The risk identification toolkit includes a pre-built data quality scoring template that combines both approaches: a Pedigree Score for each risk assessment and a three-tier confidence rating that maps directly to the board report. The result is a heatmap that still serves the board's need for a visual summary, but one that is honest about what it knows and what it does not.

What To Do Monday Morning

  1. Add a "Confidence" column to your risk register. For every risk on your current register, ask the risk owner one question: is this score based on empirical data, modelled estimates, or expert judgement? Record the answer. You will immediately see how much of your register rests on workshop guesses rather than evidence.
  2. Test your register for clustering. Pull the distribution of your current risk scores. If more than 50% of scores fall at 3 or 4 on a 5-point scale, your assessors are defaulting to the middle. This is not a risk distribution -- it is a comfort distribution. It means your scoring process is not differentiating between risks.

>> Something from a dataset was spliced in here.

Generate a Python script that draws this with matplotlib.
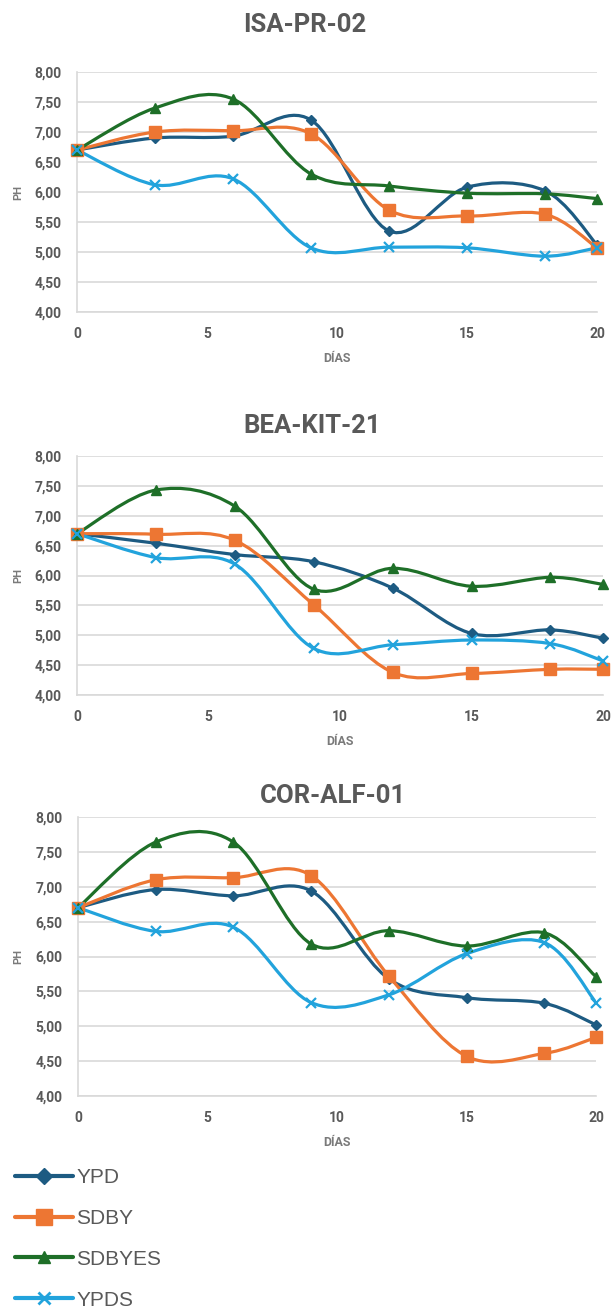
import matplotlib.pyplot as plt
from matplotlib.lines import Line2D
from matplotlib.patches import PathPatch
from matplotlib.path import Path

days = [0, 3, 6, 9, 12, 15, 18, 20]
series_names = ["YPD", "SDBY", "SDBYES", "YPDS"]

isa_ypd = [6.70, 6.90, 6.93, 7.20, 5.35, 6.08, 6.02, 5.12]
isa_sdby = [6.70, 7.00, 7.02, 6.97, 5.70, 5.60, 5.63, 5.07]
isa_sdbyes = [6.70, 7.40, 7.55, 6.30, 6.10, 5.98, 5.97, 5.89]
isa_ypds = [6.70, 6.12, 6.22, 5.07, 5.08, 5.07, 4.93, 5.07]

bea_ypd = [6.70, 6.54, 6.35, 6.23, 5.79, 5.03, 5.09, 4.95]
bea_sdby = [6.70, 6.69, 6.59, 5.51, 4.38, 4.36, 4.43, 4.43]
bea_sdbyes = [6.70, 7.43, 7.16, 5.77, 6.12, 5.82, 5.97, 5.85]
bea_ypds = [6.70, 6.30, 6.19, 4.78, 4.84, 4.92, 4.86, 4.57]

cor_ypd = [6.70, 6.96, 6.87, 6.94, 5.68, 5.41, 5.33, 5.02]
cor_sdby = [6.70, 7.10, 7.13, 7.16, 5.72, 4.57, 4.61, 4.84]
cor_sdbyes = [6.70, 7.64, 7.64, 6.18, 6.37, 6.15, 6.34, 5.71]
cor_ypds = [6.70, 6.36, 6.42, 5.34, 5.45, 6.04, 6.20, 5.34]

y_ticks = [4.0, 4.5, 5.0, 5.5, 6.0, 6.5, 7.0, 7.5, 8.0]
y_tick_labels = ["4,00", "4,50", "5,00", "5,50", "6,00", "6,50", "7,00", "7,50", "8,00"]
x_ticks = [0, 5, 10, 15, 20]

W, H = 616, 1310
TEXT = "#595959"
GRID = "#d9d9d9"

styles = {
    "YPD": dict(color="#1d5b82", marker="D", ms=5.5),
    "SDBY": dict(color="#ed7633", marker="s", ms=8),
    "SDBYES": dict(color="#1e6f28", marker="^", ms=7.5),
    "YPDS": dict(color="#22a3dc", marker="x", ms=7),
}

# (title, data, axes box in pixels: left, top, right, bottom, title centre x, title baseline y)
panels = [
    ("ISA-PR-02", [isa_ypd, isa_sdby, isa_sdbyes, isa_ypds], (77, 72, 597, 312), (305, 32)),
    ("BEA-KIT-21", [bea_ypd, bea_sdby, bea_sdbyes, bea_ypds], (77, 456, 603, 695), (312, 433)),
    ("COR-ALF-01", [cor_ypd, cor_sdby, cor_sdbyes, cor_ypds], (78, 817, 596, 1096), (333, 803)),
]


def smooth_path(xs, ys, t=1 / 6):
    # Bezier curve through the points, like a spreadsheet "smoothed line"
    pts = list(zip(xs, ys))
    n = len(pts)
    verts = [pts[0]]
    codes = [Path.MOVETO]
    for i in range(n - 1):
        p0 = pts[max(i - 1, 0)]
        p1 = pts[i]
        p2 = pts[i + 1]
        p3 = pts[min(i + 2, n - 1)]
        c1 = (p1[0] + (p2[0] - p0[0]) * t, p1[1] + (p2[1] - p0[1]) * t)
        c2 = (p2[0] - (p3[0] - p1[0]) * t, p2[1] - (p3[1] - p1[1]) * t)
        verts += [c1, c2, p2]
        codes += [Path.CURVE4] * 3
    return Path(verts, codes)


plt.rcParams["font.family"] = ["Roboto", "DejaVu Sans"]
fig = plt.figure(figsize=(W / 100, H / 100), dpi=100)
fig.patch.set_facecolor("white")

for title, data, (l, t, r, b), (tx, ty) in panels:
    ax = fig.add_axes([l / W, 1 - b / H, (r - l) / W, (b - t) / H])
    for name, vals in zip(series_names, data):
        st = styles[name]
        ax.add_patch(PathPatch(smooth_path(days, vals), fill=False,
                               edgecolor=st["color"], lw=2.3,
                               capstyle="round", joinstyle="round", zorder=3))
        ax.plot(days, vals, linestyle="none", marker=st["marker"],
                markersize=st["ms"], color=st["color"],
                markeredgecolor=st["color"],
                markeredgewidth=1.6 if st["marker"] == "x" else 1.0,
                clip_on=False, zorder=4)

    ax.set_xlim(0, 20)
    ax.set_ylim(4, 8)
    ax.set_xticks(x_ticks)
    ax.set_yticks(y_ticks)
    ax.set_yticklabels(y_tick_labels)
    ax.tick_params(length=0, labelsize=10, colors=TEXT)
    ax.tick_params(axis="y", pad=11)
    ax.tick_params(axis="x", pad=10.5)
    for lab in ax.get_xticklabels() + ax.get_yticklabels():
        lab.set_fontweight("bold")
    ax.grid(axis="y", color=GRID, lw=1.2, zorder=0)
    ax.set_axisbelow(True)
    for side in ["top", "right"]:
        ax.spines[side].set_visible(False)
    for side in ["left", "bottom"]:
        ax.spines[side].set_color(GRID)
        ax.spines[side].set_linewidth(1.2)

    # axis titles: DÍAS 46 px below the axes, PH at x = 18 px
    ax.set_xlabel("DÍAS", fontsize=9, fontweight="bold", color="#7a7a7a")
    ax.xaxis.set_label_coords(0.5, -46 / (b - t))
    ax.xaxis.label.set_va("center")
    ax.set_ylabel("PH", fontsize=8, fontweight="bold", color="#7a7a7a")
    ax.yaxis.set_label_coords(-(l - 18) / (r - l), 0.5)
    ax.yaxis.label.set_va("center")

    fig.text(tx / W, 1 - ty / H, title, ha="center", va="baseline",
             fontsize=18.5, fontweight="bold", color=TEXT)

legend_ms = {"YPD": 8, "SDBY": 11, "SDBYES": 9, "YPDS": 9}
handles = [
    Line2D([], [], color=styles[n]["color"], lw=3, marker=styles[n]["marker"],
           markersize=legend_ms[n], markeredgewidth=2 if n == "YPDS" else 1,
           solid_capstyle="round")
    for n in series_names
]
fig.legend(handles, series_names, loc="upper left",
           bbox_to_anchor=(15 / W, 1 - 1168 / H), frameon=False,
           prop={"family": "Liberation Sans", "size": 15}, labelcolor=TEXT,
           handlelength=2.8, handletextpad=0.15, labelspacing=1.05,
           borderpad=0, borderaxespad=0)

fig.savefig("out.png", dpi=100, facecolor="white")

  3. Pick three critical risks and pilot a Pedigree Score. Choose your top three board-reported risks. For each one, score the data quality across the four dimensions: definitions, data collection, institutional culture, and validation. Present the results to the CRO with a simple question: would the board make the same decision if they saw these scores alongside the heatmap?
  4. Remove multiplication from your scoring. If you are multiplying ordinal likelihood by ordinal impact to produce a "risk score," stop. Use a lookup table that maps impact-likelihood pairs to priority categories instead. This avoids the mathematical fallacy of ordinal arithmetic and forces you to define what each combination actually means for resource allocation.
  5. Brief your board on false precision. Most board members do not know that the heatmap they rely on is mathematically indefensible. A five-minute briefing -- with the Cox research and the clustering analysis from your own register -- will change how they consume every risk report going forward.